Collected material:
##########

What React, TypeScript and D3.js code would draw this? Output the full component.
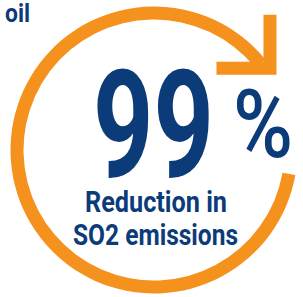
import React, { useEffect, useRef } from "react";
import * as d3 from "d3";

// infographic values
const headline = ["oil"];
const percentValue = [99];
const percentSign = ["%"];
const captionLines = ["Reduction in", "SO2 emissions"];
// ring: where the arrow starts and ends (degrees clockwise from 12 o'clock)
const ringDegrees = [100, 411];

const width = 303;
const height = 297;
const navy = "#0c3b7a";
const orange = "#f5921e";

const App = () => {
  const ref = useRef<SVGSVGElement | null>(null);

  function drawRing() {
    const svg = d3.select(ref.current);
    svg.selectAll("*").remove();

    const cx = 154;
    const cy = 150;
    const outer = 143.5;
    const thick = 13;

    const angle = d3
      .scaleLinear()
      .domain([0, 360])
      .range([0, 2 * Math.PI]);

    const arc = d3
      .arc()
      .innerRadius(outer - thick)
      .outerRadius(outer);

    const g = svg.append("g").attr("transform", `translate(${cx},${cy})`);

    g.append("path")
      .attr("fill", orange)
      .attr("d", arc({ startAngle: angle(ringDegrees[0]), endAngle: angle(ringDegrees[1]) } as any));

    // arrow head (L shape) at the end of the ring
    const a = angle(ringDegrees[1]);
    const mid = outer - thick / 2;
    const ex = mid * Math.sin(a);
    const ey = -mid * Math.cos(a);
    const armLen = 60;
    const w = 13;
    const kx = ex + 16; // outer corner
    const ky = ey + 11;
    const l = d3.path();
    l.moveTo(kx, ky);
    l.lineTo(kx - armLen, ky);
    l.lineTo(kx - armLen, ky - w);
    l.lineTo(kx - w, ky - w);
    l.lineTo(kx - w, ky - armLen);
    l.lineTo(kx, ky - armLen);
    l.closePath();
    g.append("path").attr("fill", orange).attr("d", l.toString());

    // texts
    svg
      .append("text")
      .attr("x", 5)
      .attr("y", 22)
      .attr("font-family", "Roboto, sans-serif")
      .attr("font-weight", 700)
      .attr("font-size", 26)
      .attr("fill", navy)
      .attr("textLength", 25)
      .attr("lengthAdjust", "spacingAndGlyphs")
      .text(headline[0]);

    svg
      .append("text")
      .attr("x", 93)
      .attr("y", 177)
      .attr("font-family", "Roboto, sans-serif")
      .attr("font-weight", 700)
      .attr("font-size", 150)
      .attr("fill", navy)
      .attr("textLength", 121)
      .attr("lengthAdjust", "spacingAndGlyphs")
      .text(String(percentValue[0]));

    svg
      .append("text")
      .attr("x", 233)
      .attr("y", 157)
      .attr("font-family", "Roboto, sans-serif")
      .attr("font-weight", 500)
      .attr("font-size", 94)
      .attr("fill", navy)
      .attr("textLength", 60)
      .attr("lengthAdjust", "spacingAndGlyphs")
      .text(percentSign[0]);

    const lines = [
      { x: 85, y: 212, len: 142 },
      { x: 73, y: 245, len: 165 },
    ];
    svg
      .append("g")
      .selectAll("text")
      .data(captionLines)
      .join("text")
      .attr("x", (d, i) => lines[i].x)
      .attr("y", (d, i) => lines[i].y)
      .attr("font-family", "Roboto, sans-serif")
      .attr("font-weight", 700)
      .attr("font-size", 29.5)
      .attr("fill", navy)
      .attr("textLength", (d, i) => lines[i].len)
      .attr("lengthAdjust", "spacingAndGlyphs")
      .text((d) => d);
  }

  useEffect(() => {
    drawRing();
  }, []);

  return (
    <svg
      ref={ref}
      width={width}
      height={height}
      style={{ position: "absolute", left: 0, top: 0, background: "#fff" }}
    ></svg>
  );
};

export default App;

##########

Work to be completed:
In the material above, how many lines hold the word "React"? Say only the number.

The answer:
2